Restaurant review: Taberu


I’ve been to Taberu before. That time, the morning after the night before shall we say, I wasn’t much in the mood for raw fish and headed straight for the vegetarian options. You can pick up some lovely avocado pieces wrapped in sushi for lunch and be done with it. Delicious, I thought. Can’t wait to go back, I thought.

The time came last week. I was going to celebrate a friend’s birthday. There were six of us there, all crammed into a tiny booth in the back corner by the kitchen door. Amazingly, every table at Taberu makes you feel as if you are the unwanted diner being shuffled ever closer to the toilet.

No matter, I thought, since the food is pretty good and not too pricey. As we chat, the waiter comes over and asks what we want. I realise I haven’t actually looked at the menu yet and so hurriedly order a pork and rice dish with a side of octopus sushi. In truth, I wanted the sushi more to gain access to the pickled ginger than anything else.

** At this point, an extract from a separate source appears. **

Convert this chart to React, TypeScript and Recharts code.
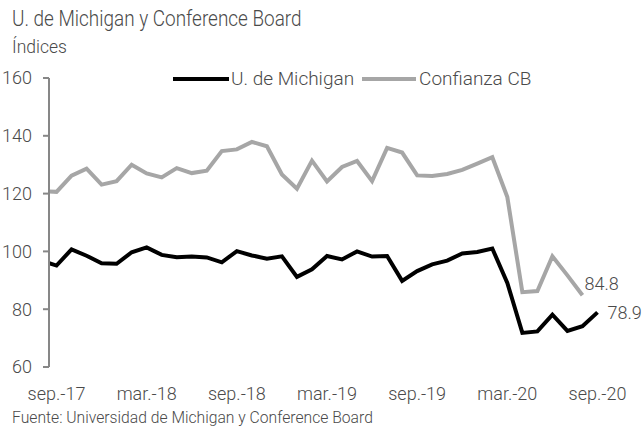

I don’t normally have a problem with slow restaurants, but this was something else. One dish arrived: the pumpkin katsu curry. Delicious, the eaters proclaimed. But we were left asunder. Then my dish came, which was a small mercy as I was about to reach across the table and demand the leftover rice from my friend. The pork managed, at one and the same time, to be tasty but more greasy than anything I have ever put in my mouth. The breadcrumb batter melted away into an oil residue. It also had the texture of a fifth cooking, which was unfortunate, but did not detract from the overall flavour.

Other dishes continued to arrive in dribs and drabs. The girls next to me realised they had ordered one too many sushi platters. It was fun. Then I looked at birthday-girl, dishless. By the time we had all finished, her first plate had arrived. My octopus is also curiously absent. In the end, the waiter comes over with a plate of avocado rolls and two octopus, declaring, “I have brought a plate for whomever ordered one.” His listless voice was mirrored in the curiously flavourless and chewy octopus, nestled so bizarrely amid someone else’s food.

The eating experience was pleasant, if you can overlook the extremely long time we spent there (two hours in total) and the unfriendly attitude of the waiters to their customers. Bringing the bill over, he gave it to me (I had not asked for it) presumably because I was the only man amongst five women. Misogyny always tops a meal off nicely. The 10 per cent obligatory service charge was the cherry on the cake after that.